Shorenstein Press Center


The Oregonian


New giant on the horizon

A family-run San Francisco real estate giant that recently bought its way to the top of Portland’s office market intends to start construction by the end of the year on downtown’s first high-rise office tower since 2000.

Shorenstein Properties also will start planning the final two office buildings in the Kruse Way office corridor, where rents and tenant demand are the strongest in the region.

Doug Shorenstein, chairman and chief executive, disclosed those plans Wednesday as he introduced his company to Portland-area real estate and business leaders. In the largest commercial real estate deal in Oregon history, his company last month paid $1.13 billion for 46 buildings and three development sites — equivalent to the dollar volume of about five years’ worth of typical Portland-area office transactions.

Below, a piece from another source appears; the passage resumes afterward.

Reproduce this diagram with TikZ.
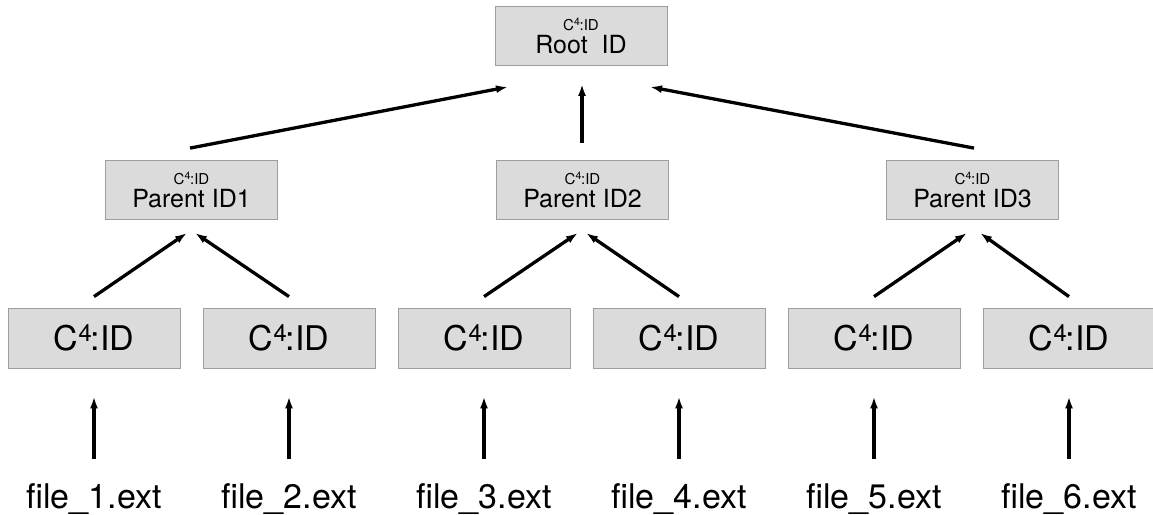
\documentclass[tikz,border=0pt]{standalone}
\usepackage{fontspec}
\setmainfont{TeX Gyre Heros}
\usetikzlibrary{arrows.meta}
\newcommand{\cfid}{C\textsuperscript{4}\kern-0.05em:ID}
\tikzset{
  box/.style={draw=black!38, fill=black!14, line width=0.8pt, inner sep=0pt, align=center},
  cbox/.style={box, minimum width=172pt, minimum height=60pt, font=\fontsize{34}{36}\selectfont},
  pbox/.style={box, minimum width=172pt, minimum height=59pt},
  flabel/.style={anchor=base, font=\fontsize{34}{36}\selectfont, inner sep=0pt},
  arr/.style={line width=3.3pt, -{Latex[length=12pt,width=8pt]}},
}
\newcommand{\twol}[1]{{\fontsize{15}{15}\selectfont\cfid}\\[3pt]{\fontsize{25}{27}\selectfont #1}}
\begin{document}
\begin{tikzpicture}[x=1pt,y=-1pt]
\useasboundingbox (0,0) rectangle (1153,514);
% root and parents
\node[pbox] (r) at (581,36) {\twol{Root\ \ ID}};
\node[pbox] (p1) at (191.5,190) {\twol{Parent ID1}};
\node[pbox] (p2) at (582.5,190) {\twol{Parent ID2}};
\node[pbox] (p3) at (972.5,190) {\twol{Parent ID3}};
% children
\foreach \i/\x in {1/94,2/289,3/484,4/679,5/874,6/1069}{
  \node[cbox] (c\i) at (\x,338) {\cfid};
  \node[flabel] (f\i) at (\x,508) {file\_\i.ext};
  \draw[arr] ([yshift=24pt]f\i.north) -- ([yshift=-28pt]c\i.south);
}
% children to parents
\draw[arr] ([yshift=11pt]c1.north) -- ([xshift=-4.5pt,yshift=-13pt]p1.south);
\draw[arr] ([yshift=11pt]c2.north) -- ([xshift=3.5pt,yshift=-13pt]p1.south);
\draw[arr] ([yshift=11pt]c3.north) -- ([xshift=-4.5pt,yshift=-13pt]p2.south);
\draw[arr] ([yshift=11pt]c4.north) -- ([xshift=3.5pt,yshift=-13pt]p2.south);
\draw[arr] ([yshift=11pt]c5.north) -- ([xshift=-5.5pt,yshift=-13pt]p3.south);
\draw[arr] ([yshift=11pt]c6.north) -- ([xshift=7.5pt,yshift=-13pt]p3.south);
% parents to root
\draw[arr] ([xshift=-1.5pt,yshift=12pt]p1.north) -- ([xshift=-73pt,yshift=-21pt]r.south);
\draw[arr] ([xshift=-0.5pt,yshift=17pt]p2.north) -- ([xshift=1pt,yshift=-18pt]r.south);
\draw[arr] ([xshift=1.5pt,yshift=12pt]p3.north) -- ([xshift=69pt,yshift=-21pt]r.south);
\end{tikzpicture}
\end{document}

Shorenstein said the company would begin the downtown project even without securing an anchor tenant for the building. That represents a reversal from a prior owner, Equity Office Properties Trust, which had insisted it would not start construction without significant lease commitments.

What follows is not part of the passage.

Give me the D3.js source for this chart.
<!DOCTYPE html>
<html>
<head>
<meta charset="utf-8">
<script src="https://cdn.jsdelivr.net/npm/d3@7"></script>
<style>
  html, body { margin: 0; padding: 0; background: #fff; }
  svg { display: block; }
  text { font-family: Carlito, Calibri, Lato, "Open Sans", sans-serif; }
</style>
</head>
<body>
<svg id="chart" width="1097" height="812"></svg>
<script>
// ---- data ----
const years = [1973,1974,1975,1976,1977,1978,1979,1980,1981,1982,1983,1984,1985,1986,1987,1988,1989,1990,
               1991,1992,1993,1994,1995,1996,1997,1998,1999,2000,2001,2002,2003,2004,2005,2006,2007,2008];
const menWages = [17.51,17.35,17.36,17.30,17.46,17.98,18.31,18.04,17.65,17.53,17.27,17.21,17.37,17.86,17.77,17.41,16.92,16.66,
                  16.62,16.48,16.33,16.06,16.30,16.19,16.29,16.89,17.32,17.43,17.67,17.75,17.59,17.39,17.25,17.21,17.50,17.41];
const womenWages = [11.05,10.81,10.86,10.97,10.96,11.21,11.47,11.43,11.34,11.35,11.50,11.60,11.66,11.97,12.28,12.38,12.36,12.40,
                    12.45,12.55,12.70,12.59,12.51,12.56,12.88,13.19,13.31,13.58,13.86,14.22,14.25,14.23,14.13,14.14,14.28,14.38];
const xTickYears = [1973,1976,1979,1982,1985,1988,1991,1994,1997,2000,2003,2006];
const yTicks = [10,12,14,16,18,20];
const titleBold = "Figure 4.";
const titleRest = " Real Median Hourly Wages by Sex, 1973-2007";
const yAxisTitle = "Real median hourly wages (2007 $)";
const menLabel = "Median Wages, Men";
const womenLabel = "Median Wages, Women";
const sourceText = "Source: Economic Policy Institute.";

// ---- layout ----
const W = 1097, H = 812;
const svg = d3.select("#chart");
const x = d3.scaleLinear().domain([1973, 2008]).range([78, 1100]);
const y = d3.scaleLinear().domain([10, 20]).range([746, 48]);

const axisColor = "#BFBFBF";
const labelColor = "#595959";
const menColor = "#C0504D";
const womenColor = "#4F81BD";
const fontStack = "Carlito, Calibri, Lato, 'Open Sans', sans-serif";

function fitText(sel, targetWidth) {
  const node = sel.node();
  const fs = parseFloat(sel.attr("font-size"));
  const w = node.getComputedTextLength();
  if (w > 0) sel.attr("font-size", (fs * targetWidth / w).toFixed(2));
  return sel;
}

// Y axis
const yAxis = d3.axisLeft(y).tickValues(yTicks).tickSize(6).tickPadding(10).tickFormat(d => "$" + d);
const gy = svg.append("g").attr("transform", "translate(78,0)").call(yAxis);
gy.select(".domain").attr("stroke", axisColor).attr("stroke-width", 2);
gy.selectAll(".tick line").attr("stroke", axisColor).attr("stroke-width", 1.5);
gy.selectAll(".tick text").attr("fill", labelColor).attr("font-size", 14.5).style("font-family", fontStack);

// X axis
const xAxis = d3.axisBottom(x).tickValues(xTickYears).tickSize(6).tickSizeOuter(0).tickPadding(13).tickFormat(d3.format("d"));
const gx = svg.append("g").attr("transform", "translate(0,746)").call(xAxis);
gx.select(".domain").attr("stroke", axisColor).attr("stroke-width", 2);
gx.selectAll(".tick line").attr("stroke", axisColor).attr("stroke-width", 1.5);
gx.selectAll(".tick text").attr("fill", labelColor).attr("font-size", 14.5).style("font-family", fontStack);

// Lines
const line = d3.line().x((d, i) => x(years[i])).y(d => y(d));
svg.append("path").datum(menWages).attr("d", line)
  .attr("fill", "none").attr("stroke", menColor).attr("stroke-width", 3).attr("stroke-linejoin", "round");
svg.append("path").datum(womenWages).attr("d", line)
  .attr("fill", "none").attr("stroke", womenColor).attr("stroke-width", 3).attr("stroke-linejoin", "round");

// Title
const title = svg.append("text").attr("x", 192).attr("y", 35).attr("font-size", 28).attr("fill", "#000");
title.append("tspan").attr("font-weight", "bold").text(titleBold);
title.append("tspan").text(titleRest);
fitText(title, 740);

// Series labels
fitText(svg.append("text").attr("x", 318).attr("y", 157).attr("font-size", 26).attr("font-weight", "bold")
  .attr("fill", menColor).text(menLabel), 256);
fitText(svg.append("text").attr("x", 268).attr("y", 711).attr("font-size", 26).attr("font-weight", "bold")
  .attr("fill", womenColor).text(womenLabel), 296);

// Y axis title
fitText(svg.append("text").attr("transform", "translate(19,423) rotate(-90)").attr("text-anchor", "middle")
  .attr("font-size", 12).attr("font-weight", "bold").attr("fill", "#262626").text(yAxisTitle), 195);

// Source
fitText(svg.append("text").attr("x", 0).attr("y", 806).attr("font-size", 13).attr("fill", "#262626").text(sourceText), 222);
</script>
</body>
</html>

It also places Shorenstein in a contest with Portland’s Tom Moyer, who earlier this year said he would soon build an office tower without the financial security that comes with pre-leasing commitments.
“The empirical evidence, with low vacancy rates and existing job growth, justifies the need for additional space two years out,” Shorenstein said Wednesday.

Shorenstein Properties owns 25 million square feet of space in 11 metro areas across the nation, including Seattle and San Francisco. It has studied Portland for many years and was attracted to the region’s moderate job growth and “reasonable” growth restrictions, which curb competition among commercial real estate developers, Shorenstein said.

The company typically holds and manages buildings for 10 to 20 years, Shorenstein told a sold-out breakfast gathering of the Commercial Association of Realtors Oregon/Southwest Washington. The company borrowed about 65 percent of the Portland purchase price, a relatively low fraction of debt.

The Shorenstein family put about $100 million of its own money in the deal, making it the second-largest stakeholder after the Yale University endowment.

With the purchase, the company obtained buildings that comprise 85 percent of the Kruse Way office market, where rents are among the highest in the region at more than $30 a square foot, Shorenstein said. The company’s two development sites are the last in the corridor, he said.

He set no date for development. Potential development sites in Johns Landing and the Washington Square area would require more study, Shorenstein said.

The company’s long-term holding period and community involvement won accolades from the Portland real estate community Wednesday.

“They have a long track record, they care about their tenants and the community that they’re in,” said Jordan Schnitzer, president of Harsch Investment Properties, a commercial development firm.
Other development firms said they welcomed the competition.
Vanessa Sturgeon, president of Tom Moyer’s TMT Development, said Moyer would not be deterred by Shorenstein’s intent to build.
“Tom Moyer develops for the long term, and there’s always going to be competition in a market and there’s nothing wrong with positive, healthy competition,” Sturgeon said. “But Tom Moyer’s a Portland man, TMT’s a Portland firm and if history is any indicator, we deliver what’s right for the Portland market.”

Moyer personally financed construction of the Fox Tower, which opened in 2000 with 93 percent occupancy. 
Known as First and Main, Shorenstein’s downtown project would rise next to the Justice Center downtown, at the west end of the Hawthorne Bridge.
The project became controversial last year, when Multnomah County said it intended to build a courthouse there, and threatened to condemn the site, although the county did not have funding for the project.

Doug Butler, facilities director for Multnomah County, said Shorenstein officials had met with him to discuss their plans. Butler said he hopes a tunnel can be built during the office tower’s construction that could allow for a secure, underground connection from the Justice Center to a future courthouse east of the First and Main site.

Shorenstein is “open to discussion to help any way we can,” to facilitate the county’s plans, said Charles Malet, executive vice president and director of leasing and asset management for Shorenstein.

Shorenstein bought the portfolio from The Blackstone Group, which bought Equity Office for $39 billion in what was the largest leveraged buyout in U.S history when it closed in mid-February.
Within days of the closing, Blackstone sold off multibillion-dollar pieces of the Equity Office empire from Boston to Seattle.